Marijuana Money is taped on Thursday in order to produce the video for Friday morning. After the video had been taped, the DEA rescheduled the GW Pharmaceutical drug Epidiolex to a schedule five drug.
Schedule five drugs are considered to have a low level of abuse and include substances like Robitussin cough syrup or Lomotil diarrhea medicine. The order made it clear that other cannabis products would remain in the schedule 1 category. The statement said, “As further indicated, any material, compound, mixture, or preparation other than Epidiolex that falls within the CSA definition of marijuana set forth in 21 U.S.C. 802(16), including any non-FDA-approved CBD extract that falls within such definition, remains a schedule I controlled substance under the CSA.”
There will be more new publicly traded cannabis companies. At the end of last week, Acreage Holdings announced a reverse takeover of Applied Inventions Management Corp. The stock is expected to list on the Canadian Securities Exchange.
The Flowr Corporation began trading this week on the Toronto Venture Exchange under the symbol FLWR.
Lots of bought deals and private placements to report.
Green Thumb Industries announced a $65 million deal that got supersized to $88 million and if the next option gets picked up, it could get upgraded to $101 million.
Separately, Supreme Cannabis Company Inc. (FIRE) entered into an agreement with a group of underwriters, led by GMP Securities and BMO Capital Markets, on a bought deal basis to purchase C$90 million of convertible debentures, at a price of $1,000 per debenture.
Namaste inked a $45 million deal.
A lot happened in cannabis media this week.
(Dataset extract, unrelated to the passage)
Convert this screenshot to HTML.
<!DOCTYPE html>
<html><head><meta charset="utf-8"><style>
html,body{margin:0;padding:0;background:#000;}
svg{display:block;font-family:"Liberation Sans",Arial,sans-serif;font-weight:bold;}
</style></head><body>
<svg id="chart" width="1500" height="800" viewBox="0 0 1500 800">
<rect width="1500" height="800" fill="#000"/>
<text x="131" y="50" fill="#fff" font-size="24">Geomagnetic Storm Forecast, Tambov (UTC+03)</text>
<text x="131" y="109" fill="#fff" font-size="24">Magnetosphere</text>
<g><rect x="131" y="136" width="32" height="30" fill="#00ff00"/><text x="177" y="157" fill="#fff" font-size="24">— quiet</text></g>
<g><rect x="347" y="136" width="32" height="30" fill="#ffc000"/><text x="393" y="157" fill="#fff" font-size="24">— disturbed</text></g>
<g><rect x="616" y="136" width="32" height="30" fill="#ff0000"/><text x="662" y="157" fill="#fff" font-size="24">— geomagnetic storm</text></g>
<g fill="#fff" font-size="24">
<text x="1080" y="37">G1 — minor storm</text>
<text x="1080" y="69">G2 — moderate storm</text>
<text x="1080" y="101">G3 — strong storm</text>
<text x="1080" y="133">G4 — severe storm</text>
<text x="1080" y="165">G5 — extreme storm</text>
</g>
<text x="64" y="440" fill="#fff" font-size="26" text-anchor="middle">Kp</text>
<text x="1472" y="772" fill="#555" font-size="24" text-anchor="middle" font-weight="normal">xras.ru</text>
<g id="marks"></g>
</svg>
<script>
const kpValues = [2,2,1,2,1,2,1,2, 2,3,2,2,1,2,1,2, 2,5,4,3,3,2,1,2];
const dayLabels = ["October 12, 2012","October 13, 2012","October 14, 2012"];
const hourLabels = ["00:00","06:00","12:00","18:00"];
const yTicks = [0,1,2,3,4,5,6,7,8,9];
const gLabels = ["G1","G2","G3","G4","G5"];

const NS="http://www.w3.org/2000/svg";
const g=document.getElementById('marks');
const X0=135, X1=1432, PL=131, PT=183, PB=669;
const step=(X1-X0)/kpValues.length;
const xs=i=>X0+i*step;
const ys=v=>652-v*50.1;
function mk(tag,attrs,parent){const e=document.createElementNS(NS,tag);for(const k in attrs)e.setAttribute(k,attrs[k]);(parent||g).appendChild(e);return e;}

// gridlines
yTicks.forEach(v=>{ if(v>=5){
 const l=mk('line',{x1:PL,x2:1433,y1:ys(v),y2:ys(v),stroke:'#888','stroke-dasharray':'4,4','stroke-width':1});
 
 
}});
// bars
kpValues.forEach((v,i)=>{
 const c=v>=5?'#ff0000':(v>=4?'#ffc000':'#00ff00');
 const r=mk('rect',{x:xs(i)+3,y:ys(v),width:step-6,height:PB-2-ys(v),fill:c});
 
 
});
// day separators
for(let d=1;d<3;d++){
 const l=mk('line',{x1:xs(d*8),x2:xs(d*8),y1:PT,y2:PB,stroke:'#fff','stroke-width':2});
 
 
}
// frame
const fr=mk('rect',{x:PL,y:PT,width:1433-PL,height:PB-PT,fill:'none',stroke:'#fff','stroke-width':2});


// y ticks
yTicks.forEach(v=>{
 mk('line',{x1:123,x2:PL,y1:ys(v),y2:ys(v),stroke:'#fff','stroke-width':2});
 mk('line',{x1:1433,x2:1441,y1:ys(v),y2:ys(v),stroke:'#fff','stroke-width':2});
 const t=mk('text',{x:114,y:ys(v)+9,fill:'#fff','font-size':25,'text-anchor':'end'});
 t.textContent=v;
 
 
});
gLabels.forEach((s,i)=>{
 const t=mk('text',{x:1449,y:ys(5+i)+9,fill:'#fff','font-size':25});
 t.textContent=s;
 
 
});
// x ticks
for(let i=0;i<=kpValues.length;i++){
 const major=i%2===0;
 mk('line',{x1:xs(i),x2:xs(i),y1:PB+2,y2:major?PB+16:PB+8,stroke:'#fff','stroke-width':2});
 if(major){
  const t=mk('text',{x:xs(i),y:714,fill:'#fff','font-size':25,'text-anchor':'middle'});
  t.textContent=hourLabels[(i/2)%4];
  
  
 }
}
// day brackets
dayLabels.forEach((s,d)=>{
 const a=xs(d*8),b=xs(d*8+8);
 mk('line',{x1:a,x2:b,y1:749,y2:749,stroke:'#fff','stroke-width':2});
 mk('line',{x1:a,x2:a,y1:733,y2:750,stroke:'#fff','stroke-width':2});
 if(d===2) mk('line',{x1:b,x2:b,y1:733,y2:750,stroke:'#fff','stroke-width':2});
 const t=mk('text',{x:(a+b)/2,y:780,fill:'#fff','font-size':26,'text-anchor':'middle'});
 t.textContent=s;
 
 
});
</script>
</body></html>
High Times is acquiring Dope Media in a cash and stock deal valued at $11.2 million. The company said there would be no personnel changes at this time. High Times has made several acquisitions over the past year as it has attempted to become a publicly traded company. It acquired Culture and Green Rush Daily, but the Green Rush Daily founder Scott McGovern only lasted a year at High Times.
Speaking of getting let go, Leafly has ousted its CEO of one year Chris Jeffrey over what the company cited as “concerns about management of the company.”
Aurora Cannabis reported its earnings delivering a 223% increase in revenue for Q4 and revenue of C$55 million for the year, a big improvement over the previous year’s C$18 million.
Khiron Life Sciences signed an MOU with Chile and received a speculative buy rating from Canaccord.